Settlement in Cumbria, England

Holborn Hill is a street and a ward in the town of Millom, in Cumbria, England. Historically it was a village in the administrative county of Cumberland and predates Millom. In 2001 the population of the ward was 2,562, living in 1,083 households, reducing at the 2011 Census to a population of 2,461, living in 1,061 households.

==History==
Holborn Hill was once an important place for travellers crossing the Duddon Estuary on their way up the west Cumbrian coast. Evidence of one of the coaching inns, the Pilot Inn, can still be seen in the form of an inscription on a block of houses near the junction of Holborn Hill and Newton Terrace. The inscription reads:

William and Ann Barren live heare, who mostly keep good ale and beer, 1745. You who intend to cross ye sand, call here a gide at your command.
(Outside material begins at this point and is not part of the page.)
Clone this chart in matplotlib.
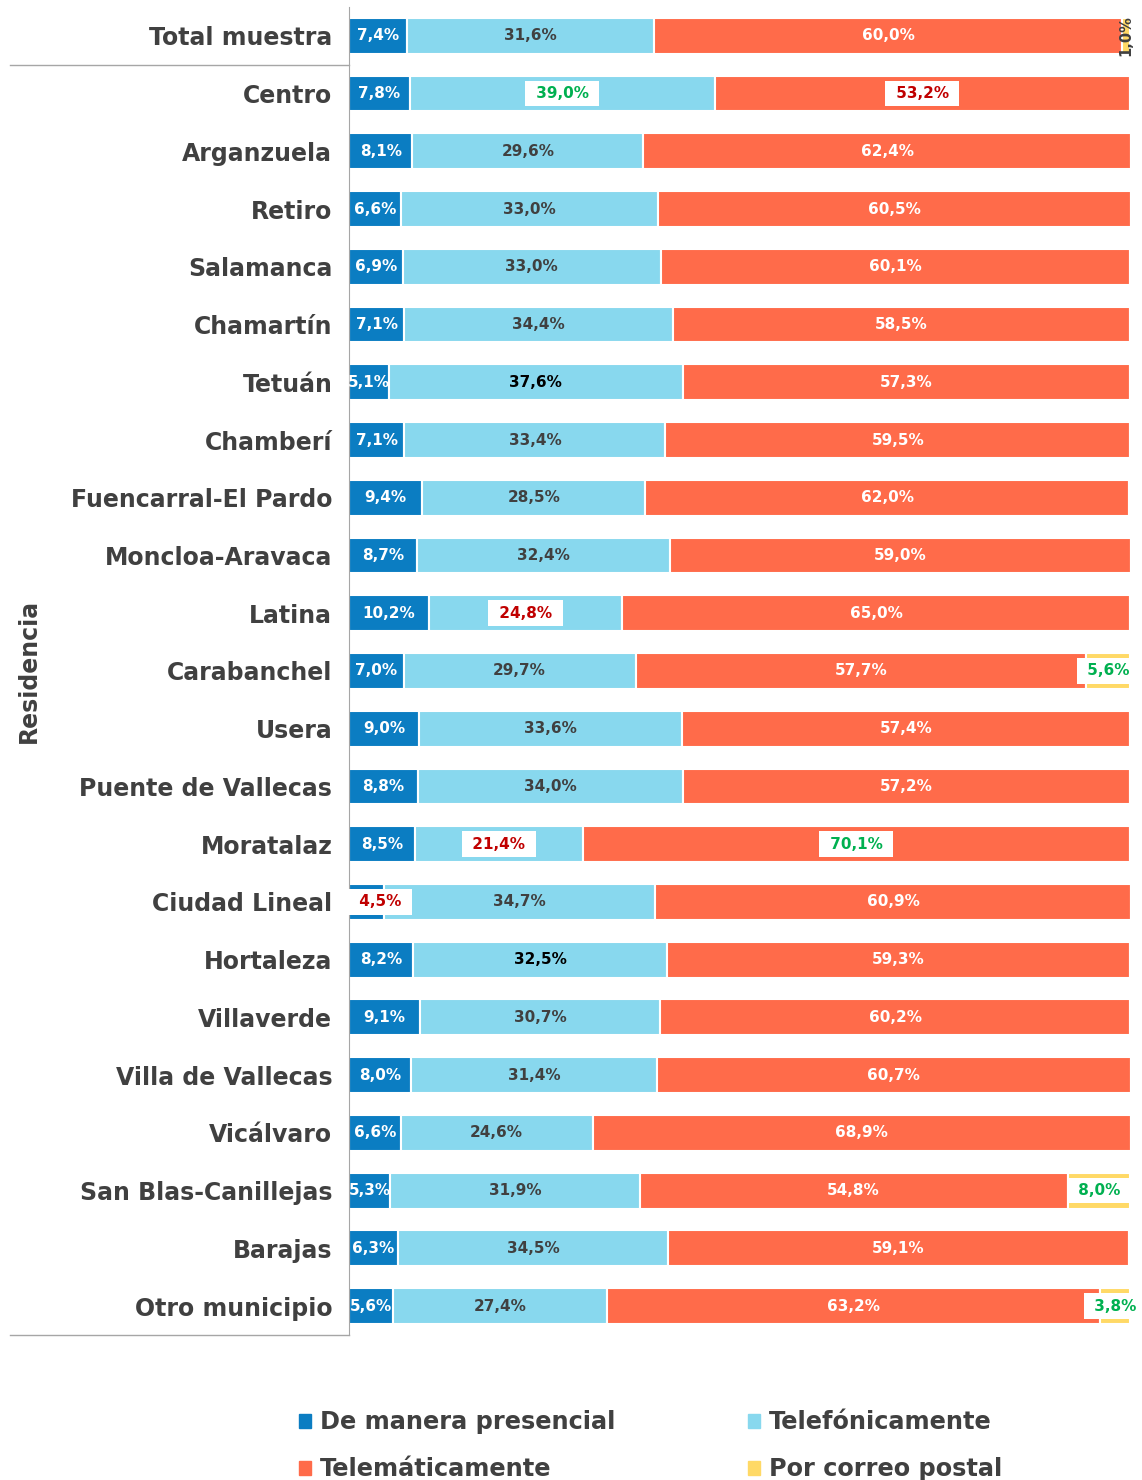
import matplotlib.pyplot as plt
from matplotlib.patches import Patch

# data (percent)
categorias = ["Total muestra", "Centro", "Arganzuela", "Retiro", "Salamanca", "Chamartín",
              "Tetuán", "Chamberí", "Fuencarral-El Pardo", "Moncloa-Aravaca", "Latina",
              "Carabanchel", "Usera", "Puente de Vallecas", "Moratalaz", "Ciudad Lineal",
              "Hortaleza", "Villaverde", "Villa de Vallecas", "Vicálvaro",
              "San Blas-Canillejas", "Barajas", "Otro municipio"]
presencial = [7.4, 7.8, 8.1, 6.6, 6.9, 7.1, 5.1, 7.1, 9.4, 8.7, 10.2, 7.0, 9.0, 8.8,
              8.5, 4.5, 8.2, 9.1, 8.0, 6.6, 5.3, 6.3, 5.6]
telefonica = [31.6, 39.0, 29.6, 33.0, 33.0, 34.4, 37.6, 33.4, 28.5, 32.4, 24.8, 29.7,
              33.6, 34.0, 21.4, 34.7, 32.5, 30.7, 31.4, 24.6, 31.9, 34.5, 27.4]
telematica = [60.0, 53.2, 62.4, 60.5, 60.1, 58.5, 57.3, 59.5, 62.0, 59.0, 65.0, 57.7,
              57.4, 57.2, 70.1, 60.9, 59.3, 60.2, 60.7, 68.9, 54.8, 59.1, 63.2]
postal = [1.0, 0, 0, 0, 0, 0, 0, 0, 0, 0, 0, 5.6, 0, 0, 0, 0, 0, 0, 0, 0, 8.0, 0, 3.8]

series = ["De manera presencial", "Telefónicamente", "Telemáticamente", "Por correo postal"]
colores = ["#0B7DC2", "#88D8EE", "#FF6B4A", "#FFD966"]
color_texto = ["white", "#404040", "white", "#404040"]

# highlighted labels (row, serie): colour of the text in a white box
verde, rojo = "#00B050", "#C00000"
destacados = {(1, 1): verde, (1, 2): rojo, (10, 1): rojo, (11, 3): verde,
              (14, 1): rojo, (14, 2): verde, (15, 0): rojo, (20, 3): verde, (22, 3): verde}
negros = {(6, 1), (16, 1)}

def fmt(v):
    return f"{v:.1f}%".replace(".", ",")

fig = plt.figure(figsize=(11.42, 14.80), dpi=100)
ax = fig.add_axes([0.3056, 0.098, 0.684, 0.8973])

y = list(range(len(categorias)))
datos = [presencial, telefonica, telematica, postal]
izq = [0.0] * len(categorias)
for k, vals in enumerate(datos):
    ax.barh(y, vals, left=izq, height=0.62, color=colores[k],
            edgecolor="white", linewidth=1.5)
    for i, v in enumerate(vals):
        if v <= 0:
            continue
        xc = izq[i] + v / 2
        if (i, k) in destacados:
            ha = "center"
            if xc < 3:
                xc, ha = 0.6, "left"
            ax.text(xc, i, " " + fmt(v) + " ", ha=ha, va="center", fontsize=11,
                    fontweight="bold", color=destacados[(i, k)],
                    bbox=dict(boxstyle="square,pad=0.35", facecolor="white", edgecolor="none"))
        elif k == 3:
            ax.text(xc, i, fmt(v), ha="center", va="center", fontsize=10.5,
                    fontweight="bold", color="#404040", rotation=90, clip_on=False)
        else:
            c = "black" if (i, k) in negros else color_texto[k]
            ax.text(xc, i, fmt(v), ha="center", va="center", fontsize=11,
                    fontweight="bold", color=c, clip_on=True)
    izq = [a + b for a, b in zip(izq, vals)]

ax.set_xlim(0, 100)
ax.set_ylim(len(categorias) - 0.5, -0.5)
ax.set_yticks(y)
ax.set_yticklabels(categorias, fontsize=17, fontweight="bold", color="#404040")
ax.tick_params(axis="y", length=0, pad=12)
ax.set_xticks([])
for s in ["top", "right", "bottom"]:
    ax.spines[s].set_visible(False)
ax.spines["left"].set_color("#A6A6A6")

# table-like separators on the left
tr = ax.get_yaxis_transform()
ax.plot([-0.434, 0], [0.5, 0.5], transform=tr, color="#A6A6A6", lw=1, clip_on=False)
ax.plot([-0.434, 0], [22.5, 22.5], transform=tr, color="#A6A6A6", lw=1, clip_on=False)

ax.set_ylabel("Residencia", fontsize=17, fontweight="bold", color="#404040")
ax.yaxis.set_label_coords(-0.395, 0.5)

handles = [Patch(color=colores[0]), Patch(color=colores[2]),
           Patch(color=colores[1]), Patch(color=colores[3])]
labels = [series[0], series[2], series[1], series[3]]
leg = fig.legend(handles, labels, loc="upper left", bbox_to_anchor=(0.262, 0.047),
                 ncol=2, frameon=False, fontsize=17.3, handlelength=0.5, handleheight=0.5,
                 handletextpad=0.35, columnspacing=5.55, labelspacing=0.95,
                 borderpad=0, borderaxespad=0)
for t in leg.get_texts():
    t.set_fontweight("bold")
    t.set_color("#404040")

fig.savefig("out.png", dpi=100)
Millom railway station was formerly called Holborn Hill halt before the building of Millom new town.

The ancient monuments of Millom Castle (private) and Holy Trinity Church are about one mile from Holborn Hill via footpath or road. A charter to hold a market was granted by King Henry III of England to John de Huddleston, Lord of Millom in 1251 and the market was held at Holborn Hill. A charter for a fair at the feast of Holy Trinity was also granted at the same time.